Nasdaq QView users receive an overview of measurements in microseconds for the roundtrip of an order as it travels through the exchange network. Measurements are broken down into categories including: Order to Ack, which is the time it takes for the acknowledgement to be received back from the matching engine; Order to Book, which is the time it takes for the order to be displayed on the TotalView ITCH multicast feeds; and Cancel to Out, which is the time it takes for the cancel acknowledgement to be received. Firms may view overall session latency for the current trading day, timetables with interactive graphs for a granular examination of session flow, and percentile charts for each measurement category for a holistic view of the day's trading.
The tool may be used for diagnostics data as firms have the ability to compare their latency to that of their peers for a given connectivity method. Though individual peer latency is not visible, mean latency for a given peer group─1Gb network, 10Gb network, etc─is. In addition, firms may analyze trends utilizing latency categories by percentile and further specify by time interval.
Nasdaq customers had been asking for a clearer view of where their latency stood compared to other users, says Stacie Swanstrom, head of access services at the exchange. Byrne says Nasdaq is the first to offer such transparency.
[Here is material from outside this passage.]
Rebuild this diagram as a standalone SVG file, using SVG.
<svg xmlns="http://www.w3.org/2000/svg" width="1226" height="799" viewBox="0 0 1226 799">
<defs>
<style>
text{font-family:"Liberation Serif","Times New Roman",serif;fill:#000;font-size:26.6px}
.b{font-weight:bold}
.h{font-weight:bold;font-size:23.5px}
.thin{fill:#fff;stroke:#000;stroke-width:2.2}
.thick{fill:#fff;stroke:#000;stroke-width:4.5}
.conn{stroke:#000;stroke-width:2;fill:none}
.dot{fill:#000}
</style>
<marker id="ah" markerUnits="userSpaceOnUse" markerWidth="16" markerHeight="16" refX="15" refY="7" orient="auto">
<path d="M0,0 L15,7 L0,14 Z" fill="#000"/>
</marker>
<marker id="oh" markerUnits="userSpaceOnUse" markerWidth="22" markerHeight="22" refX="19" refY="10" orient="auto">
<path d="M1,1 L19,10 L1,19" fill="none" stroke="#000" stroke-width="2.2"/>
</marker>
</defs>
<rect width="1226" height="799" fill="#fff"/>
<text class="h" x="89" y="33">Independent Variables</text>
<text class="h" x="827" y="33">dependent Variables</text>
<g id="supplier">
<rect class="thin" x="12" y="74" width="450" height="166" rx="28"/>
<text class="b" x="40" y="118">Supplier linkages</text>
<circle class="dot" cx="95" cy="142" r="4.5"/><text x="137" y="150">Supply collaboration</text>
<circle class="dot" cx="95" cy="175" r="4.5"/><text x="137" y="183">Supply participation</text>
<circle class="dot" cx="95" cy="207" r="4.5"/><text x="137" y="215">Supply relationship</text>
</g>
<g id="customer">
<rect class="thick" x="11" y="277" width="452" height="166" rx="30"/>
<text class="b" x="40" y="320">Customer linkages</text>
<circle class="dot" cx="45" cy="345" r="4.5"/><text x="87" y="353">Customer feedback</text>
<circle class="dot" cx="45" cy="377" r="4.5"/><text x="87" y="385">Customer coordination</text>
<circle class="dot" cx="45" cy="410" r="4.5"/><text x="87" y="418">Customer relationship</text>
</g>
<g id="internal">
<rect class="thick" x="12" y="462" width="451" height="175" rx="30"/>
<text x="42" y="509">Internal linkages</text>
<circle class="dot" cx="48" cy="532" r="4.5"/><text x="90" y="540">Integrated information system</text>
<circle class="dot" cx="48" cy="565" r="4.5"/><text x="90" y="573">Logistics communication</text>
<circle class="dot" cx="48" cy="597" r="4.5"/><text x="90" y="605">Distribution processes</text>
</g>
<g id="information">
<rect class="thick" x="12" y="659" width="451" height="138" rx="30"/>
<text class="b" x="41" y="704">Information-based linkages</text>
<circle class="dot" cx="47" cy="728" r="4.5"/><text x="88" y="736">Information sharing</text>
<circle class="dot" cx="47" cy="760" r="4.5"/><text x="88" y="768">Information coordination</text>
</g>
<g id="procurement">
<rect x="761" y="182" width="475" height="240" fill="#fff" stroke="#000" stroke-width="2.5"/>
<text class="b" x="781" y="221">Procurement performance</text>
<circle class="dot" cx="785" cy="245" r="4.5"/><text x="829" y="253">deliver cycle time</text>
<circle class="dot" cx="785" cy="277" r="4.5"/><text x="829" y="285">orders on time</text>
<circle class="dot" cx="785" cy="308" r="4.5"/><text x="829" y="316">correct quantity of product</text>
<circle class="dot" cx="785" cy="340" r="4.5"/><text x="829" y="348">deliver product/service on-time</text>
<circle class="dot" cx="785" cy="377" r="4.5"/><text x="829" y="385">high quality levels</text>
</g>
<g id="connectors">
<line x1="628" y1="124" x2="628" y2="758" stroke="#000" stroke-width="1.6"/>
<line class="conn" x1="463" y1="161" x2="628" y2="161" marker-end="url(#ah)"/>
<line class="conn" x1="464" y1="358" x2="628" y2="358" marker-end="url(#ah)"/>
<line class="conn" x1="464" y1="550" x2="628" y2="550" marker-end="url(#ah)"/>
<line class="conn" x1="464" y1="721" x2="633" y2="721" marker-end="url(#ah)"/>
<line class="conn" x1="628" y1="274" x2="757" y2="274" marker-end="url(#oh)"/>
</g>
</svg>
"It's one thing to recognize that you're having a latency issue with your trading strategy, but what people really want to know is what the root cause is, and is there anything more sinister going on," Byrne says. "The only way to get that is to get the associated data with the anomalous event. There are an awful lot of folks today interested in understanding the orderly operations of their trading strategy instead of just speed."